Sterling Looks for Positive PMI Surprise


As UK markets open for their first trading session of 2012 and funds return from the break to make their first plays of the year, the PMI manufacturing data will be watched closely. It will have an important impact on market sentiment, especially given the debate over UK recession risks. There is the potential for an upside PMI surprise on technical factors which would also trigger an immediate Sterling spike higher as short positions are scaled back.

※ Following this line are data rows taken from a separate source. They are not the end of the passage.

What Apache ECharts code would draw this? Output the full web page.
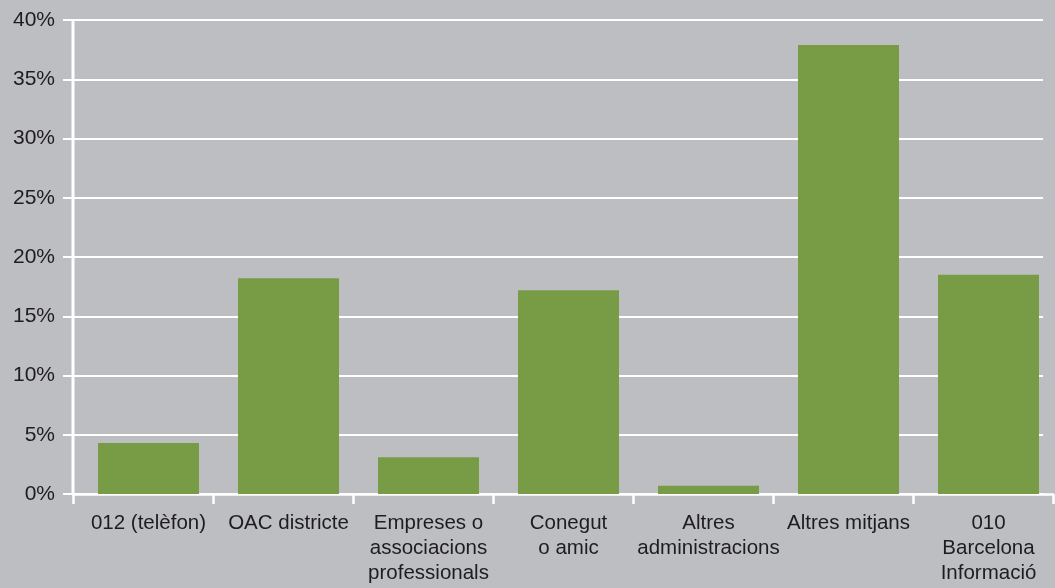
<!DOCTYPE html>
<html><head><meta charset="utf-8">
<script src="https://cdn.jsdelivr.net/npm/echarts@6/dist/echarts.min.js"></script>
<style>html,body{margin:0;padding:0;background:#bdbec2}#c{width:1055px;height:588px}</style>
</head><body><div id="c"></div>
<script>
const categories = ['012 (telèfon)', 'OAC districte', 'Empreses o\nassociacions\nprofessionals', 'Conegut\no amic', 'Altres\nadministracions', 'Altres mitjans', '010\nBarcelona\nInformació'];
const values = [4.3, 18.2, 3.1, 17.2, 0.7, 37.9, 18.5];
const yMin = 0, yMax = 40, yStep = 5;

const chart = echarts.init(document.getElementById('c'));
const font = 'Liberation Sans, Arial, Helvetica, sans-serif';
chart.setOption({
  backgroundColor: '#bdbec2',
  animation: false,
  grid: [
    {left: 73, width: 970, top: 20, bottom: 94},
    {left: 73, width: 980, top: 20, bottom: 94}
  ],
  xAxis: [
    {gridIndex: 0, type: 'category', data: categories, show: false},
    {gridIndex: 1, type: 'category', data: categories, boundaryGap: true,
     axisLine: {show: true, lineStyle: {color: '#ffffff', width: 2.5}},
     axisTick: {show: true, alignWithLabel: false, length: 10, lineStyle: {color: '#ffffff', width: 2.5}},
     axisLabel: {show: true, interval: 0, margin: 17, color: '#1f1c1d', fontSize: 20.5, lineHeight: 25,
                 fontFamily: font, align: 'center', padding: [0, 0, 0, 11]}}
  ],
  yAxis: [
    {gridIndex: 0, type: 'value', min: yMin, max: yMax, interval: yStep,
     axisLine: {show: false},
     axisTick: {show: true, length: 10, lineStyle: {color: '#ffffff', width: 2}},
     splitLine: {show: true, lineStyle: {color: '#ffffff', width: 2}},
     axisLabel: {formatter: '{value}%', margin: 18, color: '#1f1c1d', fontSize: 21, fontFamily: font}},
    {gridIndex: 1, type: 'value', min: yMin, max: yMax, interval: yStep, show: false}
  ],
  series: [
    {type: 'bar', name: 'spacer', xAxisIndex: 1, yAxisIndex: 1, data: categories.map(() => null), barWidth: 11, barGap: '0%',
     itemStyle: {color: 'rgba(0,0,0,0)'}, silent: true},
    {type: 'bar', name: 'values', xAxisIndex: 1, yAxisIndex: 1, data: values, barWidth: 101, barGap: '0%', z: 3,
     itemStyle: {color: '#789b45'}},
    {type: 'line', xAxisIndex: 0, yAxisIndex: 0, data: [], silent: true}
  ],
  graphic: [
    {type: 'line', shape: {x1: 73, y1: 20, x2: 73, y2: 495}, style: {stroke: '#ffffff', lineWidth: 3}, z: 10}
  ]
});
</script></body></html>
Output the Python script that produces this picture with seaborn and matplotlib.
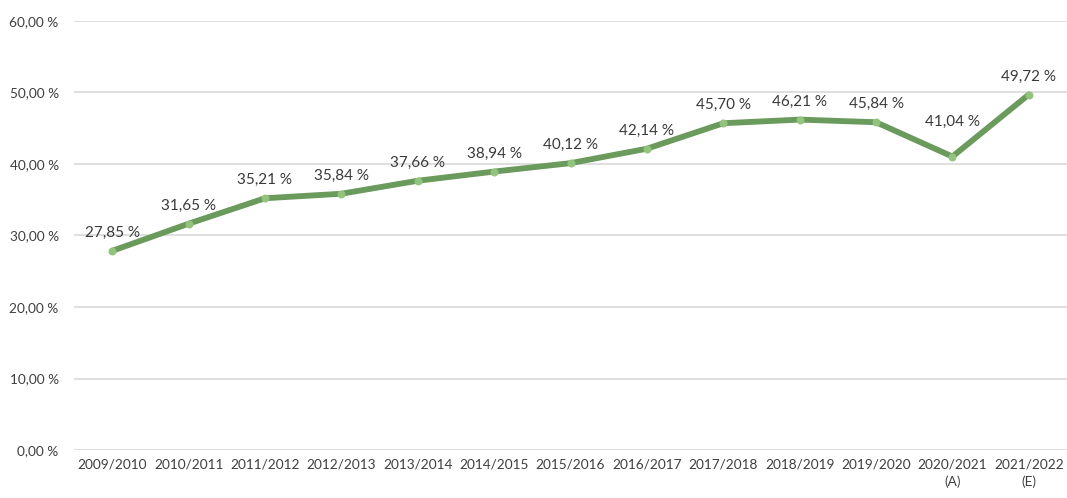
import matplotlib
matplotlib.use("Agg")
import matplotlib.pyplot as plt
import seaborn as sns
import pandas as pd
from matplotlib.ticker import FuncFormatter

seasons = ["2009/2010", "2010/2011", "2011/2012", "2012/2013", "2013/2014",
           "2014/2015", "2015/2016", "2016/2017", "2017/2018", "2018/2019",
           "2019/2020", "2020/2021\n(A)", "2021/2022\n(E)"]
values = [27.85, 31.65, 35.21, 35.84, 37.66, 38.94, 40.12, 42.14, 45.70,
          46.21, 45.84, 41.04, 49.72]
y_ticks = [0, 10, 20, 30, 40, 50, 60]

sns.set_theme(style="white")
plt.rcParams["font.family"] = ["Lato", "DejaVu Sans"]

df = pd.DataFrame({"season": seasons, "value": values})
df["pos"] = range(len(seasons))

fig = plt.figure(figsize=(10.67, 4.98), dpi=100)
ax = fig.add_axes([74 / 1067, 48 / 498, 1 - 74 / 1067, (450 - 21) / 498])

line_color = "#6a9a5c"
marker_color = "#93c47d"

sns.lineplot(data=df, x="pos", y="value", ax=ax, color=line_color,
             linewidth=4.2, marker="o", markersize=5,
             markerfacecolor=marker_color, markeredgecolor=marker_color,
             zorder=3)

for i, (x, v) in enumerate(zip(df["pos"], df["value"])):
    dy = 20 if i == 11 else 8
    ax.annotate(f"{v:.2f} %".replace(".", ","), (x, v), xytext=(0, dy),
                textcoords="offset points", ha="center", va="bottom",
                fontsize=11, color="#3a3a3a")

ax.set_xlim(-0.5, len(seasons) - 0.5)
ax.set_ylim(0, 60)
ax.set_yticks(y_ticks)
ax.yaxis.set_major_formatter(FuncFormatter(lambda v, p: f"{v:.2f} %".replace(".", ",")))
ax.set_xticks(df["pos"])
ax.set_xticklabels(seasons, linespacing=1.45)
ax.tick_params(axis="both", labelsize=9.8, colors="#3f3f3f", length=0)
ax.tick_params(axis="y", pad=11)
ax.tick_params(axis="x", pad=6)
ax.grid(axis="y", color="#d9d9d9", linewidth=1.2)
ax.set_axisbelow(True)
for s in ax.spines.values():
    s.set_visible(False)
ax.set_xlabel("")
ax.set_ylabel("")

fig.savefig("out.png", dpi=100)
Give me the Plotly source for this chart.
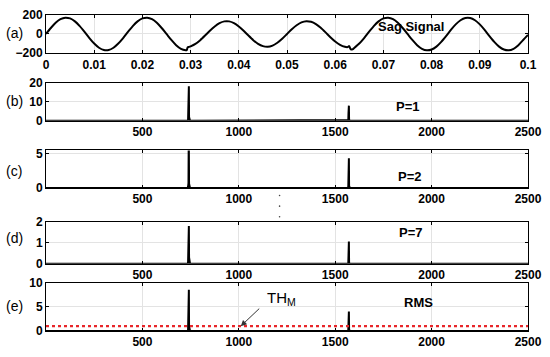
import numpy as np
import plotly.graph_objects as go

# ---------------- data ----------------
# (a) sag signal (time in s, value)
sag_t = [0.000, 0.001, 0.002, 0.003, 0.004, 0.005, 0.006, 0.007, 0.008, 0.009,
         0.010, 0.011, 0.012, 0.013, 0.014, 0.015, 0.016, 0.017, 0.018, 0.019,
         0.020, 0.021, 0.022, 0.023, 0.024, 0.025, 0.026, 0.027, 0.028, 0.029,
         0.0292, 0.0294, 0.0297, 0.030, 0.031, 0.032, 0.033, 0.034, 0.035, 0.036,
         0.037, 0.038, 0.039, 0.040, 0.041, 0.042, 0.043, 0.044, 0.045, 0.046,
         0.047, 0.048, 0.049, 0.050, 0.051, 0.052, 0.053, 0.054, 0.055, 0.056,
         0.057, 0.058, 0.059, 0.060, 0.061, 0.062, 0.0626, 0.0629, 0.0632, 0.0636,
         0.064, 0.065, 0.066, 0.067, 0.068, 0.069, 0.070, 0.071, 0.072, 0.073,
         0.074, 0.075, 0.076, 0.077, 0.078, 0.079, 0.080, 0.081, 0.082, 0.083,
         0.084, 0.085, 0.086, 0.087, 0.088, 0.089, 0.090, 0.091, 0.092, 0.093,
         0.094, 0.095, 0.096, 0.097, 0.098, 0.099, 0.100]
sag_v = [0, 63, 118, 156, 172, 164, 133, 83, 22, -43,
         -101, -145, -169, -169, -145, -101, -43, 22, 83, 133,
         164, 172, 156, 118, 63, 0, -63, -118, -156, -172,
         -172, -140, -136, -130, -104, -65, -17, 34, 79, 114,
         133, 133, 114, 79, 34, -17, -65, -104, -128, -135,
         -122, -92, -50, 0, 50, 92, 122, 135, 128, 104,
         65, 17, -34, -79, -114, -135, -138, -128, -160, -162,
         -145, -101, -43, 22, 83, 133, 164, 172, 156, 118,
         63, 0, -63, -118, -156, -172, -164, -133, -83, -22,
         43, 101, 145, 169, 169, 145, 101, 43, -22, -83,
         -133, -164, -172, -156, -118, -63, -10]

# spectra: spike bins and magnitudes for each panel
n_bins = 2501
b_bins = [737, 738, 739, 740, 741, 742, 743, 1568, 1569, 1570, 1571, 1572]
b_vals = [0.5, 8.7, 8.7, 18.3, 18.3, 2.0, 0.5, 0.3, 4.0, 8.0, 8.0, 0.5]
c_bins = [737, 738, 739, 740, 741, 742, 743, 1568, 1569, 1570, 1571, 1572]
c_vals = [0.2, 0.7, 0.7, 5.6, 5.6, 0.6, 0.2, 0.3, 1.4, 4.3, 4.3, 0.3]
d_bins = [737, 738, 739, 740, 741, 742, 743, 1568, 1569, 1570, 1571, 1572]
d_vals = [0.1, 1.3, 1.3, 1.79, 1.79, 0.3, 0.05, 0.05, 0.68, 1.05, 1.05, 0.05]
e_bins = [737, 738, 739, 740, 741, 742, 743, 1568, 1569, 1570, 1571, 1572]
e_vals = [0.3, 4.5, 4.5, 8.6, 8.6, 1.0, 0.3, 0.3, 2.0, 4.06, 4.06, 0.3]
th_m = 1.0

x_ticks_a = [0, 0.01, 0.02, 0.03, 0.04, 0.05, 0.06, 0.07, 0.08, 0.09, 0.1]
x_ticktext_a = ["0", "0.01", "0.02", "0.03", "0.04", "0.05", "0.06", "0.07", "0.08", "0.09", "0.1"]
x_ticks_s = [500, 1000, 1500, 2000, 2500]
y_ticks = {
    "a": [-200, 0, 200],
    "b": [0, 10, 20],
    "c": [0, 5],
    "d": [0, 1, 2],
    "e": [0, 5, 10],
}
panel_text = {"b": "P=1", "c": "P=2", "d": "P=7", "e": "RMS"}


def spectrum(bins, vals):
    y = np.zeros(n_bins)
    for b, v in zip(bins, vals):
        y[b] = v
    return y


xs = np.arange(n_bins)

# ---------------- figure ----------------
W, H = 550, 357
ML, MR, MT, MB = 46, 17, 8, 20
plot_h = H - MT - MB


def dom(top_px, bot_px):
    return [(H - MB - bot_px) / plot_h, (H - MB - top_px) / plot_h]


domains = {
    "a": dom(8, 48),
    "b": dom(79, 118),
    "c": dom(149, 188),
    "d": dom(223, 267),
    "e": dom(287, 337),
}
yranges = {"a": [-205, 200], "b": [0, 20], "c": [0, 5.42], "d": [0, 2], "e": [0, 10]}

fig = go.Figure()
FONT = "Liberation Sans, Arial, sans-serif"

fig.add_trace(go.Scatter(x=sag_t, y=sag_v, mode="lines", line=dict(color="black", width=2, shape="spline", smoothing=0.7),
                         xaxis="x", yaxis="y", showlegend=False))

spec = {"b": (b_bins, b_vals), "c": (c_bins, c_vals), "d": (d_bins, d_vals), "e": (e_bins, e_vals)}
axis_idx = {"a": "", "b": "2", "c": "3", "d": "4", "e": "5"}
for k, (bb, vv) in spec.items():
    i = axis_idx[k]
    fig.add_trace(go.Scatter(x=xs, y=spectrum(bb, vv), mode="lines", line=dict(color="black", width=2),
                             xaxis="x" + i, yaxis="y" + i, showlegend=False))

fig.add_trace(go.Scatter(x=[0, 2500], y=[th_m, th_m], mode="lines",
                         line=dict(color="#e8262a", width=2.2, dash="dot"),
                         xaxis="x5", yaxis="y5", showlegend=False))

layout = dict(width=W, height=H, margin=dict(l=ML, r=MR, t=MT, b=MB),
              paper_bgcolor="white", plot_bgcolor="white", showlegend=False,
              font=dict(family=FONT, size=12, color="black"))

axis_common = dict(showline=True, linecolor="black", linewidth=1, mirror="ticks", ticks="inside",
                   ticklen=3, tickcolor="black", showgrid=True, gridcolor="#e3e3e3", gridwidth=1,
                   zeroline=False, tickfont=dict(family=FONT, size=12, weight="bold", color="black"))

for k in ["a", "b", "c", "d", "e"]:
    i = axis_idx[k]
    xa = dict(axis_common, domain=[0, 1], anchor="y" + i, ticklabeloverflow="allow")
    if k == "a":
        xa.update(range=[0, 0.1], tickvals=x_ticks_a, ticktext=x_ticktext_a)
    else:
        xa.update(range=[0, 2500], tickvals=x_ticks_s)
    ya = dict(axis_common, domain=domains[k], anchor="x" + i, range=yranges[k], tickvals=y_ticks[k])
    layout["xaxis" + i] = xa
    layout["yaxis" + i] = ya

fig.update_layout(**layout)

# panel labels (a)-(e)
label_y_px = {"a": 27, "b": 98, "c": 170, "d": 240, "e": 311}
for k, ypx in label_y_px.items():
    fig.add_annotation(text="(" + k + ")", xref="paper", yref="paper",
                       x=(4 - ML) / (W - ML - MR), y=(H - MB - ypx) / plot_h,
                       xanchor="left", yanchor="middle", showarrow=False,
                       font=dict(family=FONT, size=14, color="black"))

fig.add_annotation(text="Sag Signal", x=0.0758, y=75, xref="x", yref="y", showarrow=False,
                   font=dict(family=FONT, size=13, weight="bold", color="black"))
txt_pos = {"b": (1879, 7.7), "c": (1889, 1.7), "d": (1894, 1.5), "e": (1930, 6.0)}
for k, (tx, ty) in txt_pos.items():
    i = axis_idx[k]
    fig.add_annotation(text=panel_text[k], x=tx, y=ty, xref="x" + i, yref="y" + i, showarrow=False,
                       font=dict(family=FONT, size=13, weight="bold", color="black"))

# TH_M label and arrow
fig.add_annotation(text="TH<sub>M</sub>", x=1220, y=6.8, xref="x5", yref="y5", showarrow=False,
                   font=dict(family=FONT, size=15, color="black"))
fig.add_annotation(text="", x=1010, y=th_m, xref="x5", yref="y5", showarrow=True,
                   ax=20, ay=-19, arrowhead=2, arrowsize=1.2, arrowwidth=1, arrowcolor="#333333",
                   standoff=0)

# vertical ellipsis between (c) and (d)
for ypx in [196, 207, 218]:
    cx = (282 - ML) / (W - ML - MR)
    cy = (H - MB - ypx) / plot_h
    rx = 0.8 / (W - ML - MR)
    ry = 0.8 / plot_h
    fig.add_shape(type="circle", xref="paper", yref="paper", x0=cx - rx, x1=cx + rx, y0=cy - ry, y1=cy + ry,
                  fillcolor="#444444", line=dict(width=0))

fig.write_html("out.html", config={"displayModeBar": False},
               post_script="document.body.style.margin='0';document.body.style.overflow='hidden';")
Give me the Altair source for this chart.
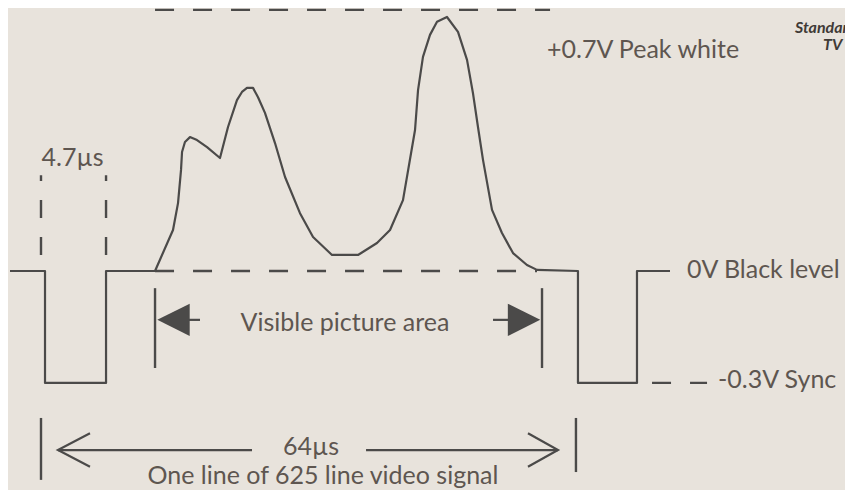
import altair as alt
import pandas as pd

# ---------------- data (time in microseconds, level in volts) ----------------
wave_t = [-3.71, 0.48, 0.48, 7.78, 7.78, 13.64, 15.79, 16.39, 16.75, 16.87, 17.22, 17.82,
          18.66, 19.86, 21.41, 22.37, 23.44, 24.04, 24.64, 25.36, 25.96, 26.79, 27.99,
          29.19, 30.98, 32.54, 34.81, 37.92, 40.19, 41.75, 43.30, 44.74, 45.10, 45.69,
          46.53, 47.37, 48.56, 49.88, 50.96, 51.67, 52.27, 52.87, 53.95, 55.14, 56.46,
          58.13, 59.33, 64.23, 64.23, 71.29, 71.29, 75.24]
wave_v = [0.0, 0.0, -0.30, -0.30, 0.0, 0.0, 0.110, 0.182, 0.271, 0.319, 0.346, 0.359,
          0.351, 0.332, 0.303, 0.386, 0.458, 0.480, 0.491, 0.491, 0.466, 0.424, 0.343,
          0.252, 0.155, 0.091, 0.043, 0.043, 0.075, 0.110, 0.190, 0.378, 0.485, 0.574,
          0.633, 0.668, 0.681, 0.641, 0.566, 0.477, 0.386, 0.298, 0.164, 0.102, 0.048,
          0.016, 0.003, 0.0, -0.30, -0.30, 0.0, 0.0]

# dashed horizontal reference levels
hdash_t1 = [13.64, 13.64, 73.09]
hdash_t2 = [60.89, 59.33, 79.67]
hdash_v = [0.70, 0.0, -0.30]

# dashed 4.7us bracket
vdash_t = [0.0, 7.78]
vdash_v1 = [0.043, 0.043]
vdash_v2 = [0.257, 0.257]

# solid vertical end bars
vbar_t = [13.64, 59.93, 0.0, 63.99]
vbar_v1 = [-0.046, -0.046, -0.394, -0.394]
vbar_v2 = [-0.260, -0.260, -0.560, -0.539]

# solid horizontal arrow shafts
shaft_t1 = [15.85, 54.07, 2.03, 38.88]
shaft_t2 = [19.02, 57.78, 25.24, 61.84]
shaft_v = [-0.131, -0.131, -0.480, -0.480]

# open chevrons of the 64us arrow
chev_id = ["L", "L", "L", "R", "R", "R"]
chev_t = [5.86, 2.03, 5.86, 58.25, 61.84, 58.25]
chev_v = [-0.435, -0.480, -0.525, -0.435, -0.480, -0.525]

# filled arrow heads of the visible-area arrow
head_t = [15.85, 57.78]
head_v = [-0.131, -0.131]
head_dir = ["left", "right"]

# labels
ctext = ["4.7µs", "Visible picture area", "64µs", "One line of 625 line video signal"]
ctext_t = [3.77, 36.36, 32.30, 33.73]
ctext_v = [0.282, -0.161, -0.493, -0.572]

ltext = ["+0.7V Peak white", "0V Black level", "-0.3V Sync"]
ltext_t = [60.53, 77.27, 80.98]
ltext_v = [0.571, -0.019, -0.314]

btext = ["Standard", "TV"]
btext_t = [90.19, 93.54]
btext_v = [0.638, 0.592]

# ---------------- scales ----------------
W, H = 837, 482
PX_US, PX_V = 8.36, 373.0
X0, Y0 = 33.0, 263.0
xs = alt.Scale(domain=[-X0 / PX_US, (W - X0) / PX_US], nice=False, zero=False)
ys = alt.Scale(domain=[(Y0 - H) / PX_V, Y0 / PX_V], nice=False, zero=False)

LINE = "#4b4a49"
TEXT = "#5e5650"
FONT = "Lato"


def X(f):
    return alt.X(f, type="quantitative", scale=xs, axis=None)


def Y(f):
    return alt.Y(f, type="quantitative", scale=ys, axis=None)


wave = pd.DataFrame({"t": wave_t, "v": wave_v, "i": range(len(wave_t))})
wave_layer = alt.Chart(wave).mark_line(color=LINE, strokeWidth=2.2, strokeJoin="round").encode(
    x=X("t"), y=Y("v"), order="i:Q")

hd = pd.DataFrame({"t1": hdash_t1, "t2": hdash_t2, "v": hdash_v})
hd_layer = alt.Chart(hd).mark_rule(color=LINE, strokeWidth=2.4, strokeDash=[19, 19]).encode(
    x=X("t1"), x2="t2", y=Y("v"))

vd = pd.DataFrame({"t": vdash_t, "v1": vdash_v1, "v2": vdash_v2})
vd_layer = alt.Chart(vd).mark_rule(color=LINE, strokeWidth=2.4, strokeDash=[18, 19]).encode(
    x=X("t"), y=Y("v1"), y2="v2")

vb = pd.DataFrame({"t": vbar_t, "v1": vbar_v1, "v2": vbar_v2})
vb_layer = alt.Chart(vb).mark_rule(color=LINE, strokeWidth=2.4).encode(
    x=X("t"), y=Y("v1"), y2="v2")

sh = pd.DataFrame({"t1": shaft_t1, "t2": shaft_t2, "v": shaft_v})
sh_layer = alt.Chart(sh).mark_rule(color=LINE, strokeWidth=2.2).encode(
    x=X("t1"), x2="t2", y=Y("v"))

ch = pd.DataFrame({"id": chev_id, "t": chev_t, "v": chev_v, "i": range(len(chev_t))})
ch_layer = alt.Chart(ch).mark_line(color=LINE, strokeWidth=2.2).encode(
    x=X("t"), y=Y("v"), detail="id:N", order="i:Q")

hl = pd.DataFrame({"t": head_t, "v": head_v, "d": head_dir})
head_layers = []
for d, path in [("left", "M-1,0L1,-1L1,1Z"), ("right", "M1,0L-1,-1L-1,1Z")]:
    head_layers.append(
        alt.Chart(hl[hl.d == d]).mark_point(shape=path, size=1050, filled=True, color=LINE,
                                             opacity=1).encode(x=X("t"), y=Y("v")))

ct = pd.DataFrame({"s": ctext, "t": ctext_t, "v": ctext_v})
ct_layer = alt.Chart(ct).mark_text(font=FONT, fontSize=25, color=TEXT, align="center",
                                   baseline="alphabetic").encode(x=X("t"), y=Y("v"), text="s:N")

lt = pd.DataFrame({"s": ltext, "t": ltext_t, "v": ltext_v})
lt_layer = alt.Chart(lt).mark_text(font=FONT, fontSize=25, color=TEXT, align="left",
                                   baseline="alphabetic").encode(x=X("t"), y=Y("v"), text="s:N")

bt = pd.DataFrame({"s": btext, "t": btext_t, "v": btext_v})
bt_layer = alt.Chart(bt).mark_text(font=FONT, fontSize=16, fontWeight="bold", fontStyle="italic",
                                   color="#3f3a36", align="left",
                                   baseline="alphabetic").encode(x=X("t"), y=Y("v"), text="s:N")

chart = alt.layer(hd_layer, vd_layer, vb_layer, sh_layer, ch_layer, *head_layers, wave_layer,
                  ct_layer, lt_layer, bt_layer).properties(
    width=W, height=H, padding=0, autosize="none", background="#e8e3dc"
).configure_view(stroke=None)

chart.save("out.html", embed_options={"renderer": "svg", "actions": False})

The PMI data will certainly be important for underlying sentiment, especially as it is one of the earliest pieces of real data available with the manufacturing data on Tuesday followed by the construction and services-sector data over the next two days. There has been a general tone of UK pessimism over the past few weeks as the Euro-zone crisis has hit home, but it remains extremely difficult to quantify the scale of the damage. There is evidence that retail spending levels held relatively firm, but several prominent retailers are rumoured to be in trouble as profit margins come under further pressure and overall survey evidence has been mixed.

The manufacturing series weakened very sharply from the first quarter of 2011, declining from a peak of 62 to below the 50 level in just 6 months. Four of the last five releases have been below the 50 level, but there has been some evidence of stabilisation at 47.6 for December. Any figure below the 46.5 level would signal increased alarm and any outcome below 45 would result in heavy Sterling selling. In contrast, there will relief if there is a figure above 48.5 and Sterling’s safe-haven status would receive an important boost if there is a return to above 50. There will also be safe-haven Sterling support if all three UK surveys show a recovery this week.

The Bank of England is always extremely wary of making policy changes around year-end, especially as data releases can be prone to large distortions given the difficulties in accounting for a surge in spending surrounding the Christmas period. It is, therefore, unlikely that the PMI surveys will trigger any immediate central bank response unless there is an extremely weak figure. The data will be important in setting the underlying market tone, especially as the Bank of England will certainly consider further quantitative easing in February.

Although the data is seasonally adjusted, there can be big monthly distortions caused by weather-related conditions or holidays and there could be a crucial impact this year. December 2010 was extremely cold in the UK with record-low temperatures which disrupted activity in all sectors of the economy and there was a notable impact on the construction sector. The conditions in 2011 could hardly have been different with temperatures close to record highs. This will inevitably have had a positive impact on the economy as climate-sensitive areas such as construction and transport will have been able to work longer which will have had a knock-on positive impact in other areas of the economy and should have a significant impact in boosting the index.